年底了,二姐让我去神一一仙那儿交运去。我回答很干脆:不去!我的命在自己手里,我命由我不由天,至于运道,据说挺玄信其有别信其无。算了,多行好事,莫问前程。 我头疼了二十几年,也很虔诚地信神信佛,到现在为止,仍然说疼就疼,奈何桥边走一回,阎王跟前不知跑了几回,又把我发配回人间。 我还信什么,大雷音寺求我佛,我佛都说我很忙。小女子瞎徬徨,爱死爱伤,活着就奔波,不辜负每一天。 我端着杯茶水,跷着二郎腿看服务员忙碌。大表姐领着姑娘过来了。黄鼠狼进宅,无事不来。我扯着一脸笑,和大表姐打哈哈。大表姐说:想去婚恋中心走走,说不定捉头猪呢? 这是什么话,难听。把人家定义成猪,咱姑娘不是白菜就是糟糠。把人家想成王子,咱姑娘才是鲜灵灵的玫瑰。 姑娘笑:还是我小姨会说话。 大表姐软磨硬泡非让我去掌掌眼,她姥姥的,我对这个职业免疫了,不想挪窝。被娘俩架起来,拖上车,直奔婚介中心,对,不叫婚介,叫有缘千里来相会。 进去之后,看了一下环境,好大的一个厅,芝兰绕墙,文竹添秀,装扮的很有意境。 星期日嘛,人还不少,大多是妈妈陪着来的,看面相,都是剩男剩女。 年轻时毒鸡汤不婚不嫁,要么瓜里挑瓜,挑得眼花,抱起西瓜丢了芝麻,嫌弃芝麻小,竹篮打水一场空。 这个相亲场所,有男有女,相眼缘,自由搭对。一个男孩子一眼瞅中了我们大姑娘,上来自我介绍,伶牙俐齿的,大表姐挺满意,说两人坐下谈谈。 没坐五分钟,话不投机呀。男的上来就问:月工资多少,有车没,爹娘干啥? 问了姑娘个大睁眼。 姑娘也不是善茬:你月挣多少,有车有房有存款,爹妈有退休金没? 聊的火花四溅,二百五十秒后不欢而散。 姑娘撅着嘴:买土豆得挑挑,买西瓜得敲敲,烂尾楼刷红漆,还想招个标? 大表姐气笑了:那几年让你找,你要快活逍遥。
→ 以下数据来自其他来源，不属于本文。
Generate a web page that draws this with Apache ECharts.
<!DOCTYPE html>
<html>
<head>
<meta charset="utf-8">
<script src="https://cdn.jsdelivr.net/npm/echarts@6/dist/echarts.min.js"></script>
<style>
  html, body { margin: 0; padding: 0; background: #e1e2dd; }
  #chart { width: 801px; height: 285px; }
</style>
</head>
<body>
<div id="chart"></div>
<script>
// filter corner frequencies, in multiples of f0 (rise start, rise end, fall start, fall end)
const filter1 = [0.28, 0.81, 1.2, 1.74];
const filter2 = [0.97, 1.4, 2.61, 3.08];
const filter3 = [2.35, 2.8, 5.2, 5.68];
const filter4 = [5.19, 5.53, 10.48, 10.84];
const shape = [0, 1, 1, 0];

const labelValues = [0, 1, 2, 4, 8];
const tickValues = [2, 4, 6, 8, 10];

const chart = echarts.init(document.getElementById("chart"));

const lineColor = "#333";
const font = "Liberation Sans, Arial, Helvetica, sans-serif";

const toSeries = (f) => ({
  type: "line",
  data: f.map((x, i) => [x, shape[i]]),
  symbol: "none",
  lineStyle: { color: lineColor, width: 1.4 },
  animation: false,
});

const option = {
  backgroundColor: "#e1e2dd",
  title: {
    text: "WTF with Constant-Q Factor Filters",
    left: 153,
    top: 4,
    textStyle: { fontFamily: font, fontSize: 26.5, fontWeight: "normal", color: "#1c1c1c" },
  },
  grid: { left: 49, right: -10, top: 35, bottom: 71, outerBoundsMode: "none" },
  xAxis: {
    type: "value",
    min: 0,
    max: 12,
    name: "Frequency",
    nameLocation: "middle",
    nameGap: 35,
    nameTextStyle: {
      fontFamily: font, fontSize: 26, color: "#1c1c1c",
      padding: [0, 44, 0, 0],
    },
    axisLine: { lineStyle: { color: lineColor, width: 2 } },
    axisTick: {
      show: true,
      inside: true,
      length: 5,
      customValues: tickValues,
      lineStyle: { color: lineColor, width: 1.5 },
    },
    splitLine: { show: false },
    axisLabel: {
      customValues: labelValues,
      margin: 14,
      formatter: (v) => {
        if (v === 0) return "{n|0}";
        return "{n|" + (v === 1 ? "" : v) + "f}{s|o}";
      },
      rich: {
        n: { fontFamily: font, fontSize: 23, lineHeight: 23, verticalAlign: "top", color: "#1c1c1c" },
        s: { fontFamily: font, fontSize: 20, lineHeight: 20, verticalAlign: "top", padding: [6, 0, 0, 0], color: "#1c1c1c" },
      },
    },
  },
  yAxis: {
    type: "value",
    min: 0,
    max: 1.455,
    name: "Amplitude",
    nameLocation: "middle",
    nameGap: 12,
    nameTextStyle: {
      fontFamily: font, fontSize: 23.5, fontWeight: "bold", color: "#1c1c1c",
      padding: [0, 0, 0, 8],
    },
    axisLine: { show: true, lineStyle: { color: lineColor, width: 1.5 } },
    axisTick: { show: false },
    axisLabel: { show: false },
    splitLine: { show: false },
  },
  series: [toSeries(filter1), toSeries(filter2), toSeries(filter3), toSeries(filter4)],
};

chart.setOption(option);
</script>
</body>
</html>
前男友追你到天涯海角,你还挑三拣四,嫌情调不够,风月不了,花前不浪漫月下不风骚,蹉跎了这么多年,后悔的咬牙去! 姑娘反驳:咬啥牙,找不到我就单身,我身体好少生气,多攒人民币,自个挣钱想咋花就咋花。 这娘俩眼看要打起来了,我忙拉开,咱们坐下看一看,盘一盘。 一个圆圆脸,喜眉笑眼的男孩走过来,礼貌地问:美女,我能坐下吗? 姑娘瞅了一眼,声音很冲:对不起。 男孩临走给了一个很不屑地眼神,我读出了什么:老白开水,装什么优乐美。 来这地方的都是啥人?看上去道貌岸然,文质彬彬,一出口不是垃圾就是糠。 一分钟也不想待了,大表姐不走,一百块不能白交,还想看看。 后来又过来一个年轻人,三十左右,看上去挺沉稳,长得普普通通。 两人对话我和大表姐坐得不远不近,听得却清清楚楚,我直捂眼,大表姐又咬牙。 两人直奔主题,哎,你有生育能力没?那个问,哎,你有挣钱能力没有? 一个行者孙,一个弼马温,棋逢对手。 男的嫌弃:老孔雀开屏,只看见尾巴看不见脸。 女的损:吃屎也赶不上热乎的。 何止不欢而散,再不拉开,要长枪架短炮,舞马斗遛羊了。 走吧走吧,我拉大表姐,我出一百块,咱们赶快离开,不知是恨嫁还是恨现实,都是些惹不起的主儿。 从有缘千里来相会出来,我扭头再看看,什么婚介所,不过收报名费罢了,有几对能共婵娟。 婚姻做成了买卖,不以感情为基础的婚姻,经柴米油盐一煎,儿女教育一炸,有几个能熬下去? 这一天过的分外感慨。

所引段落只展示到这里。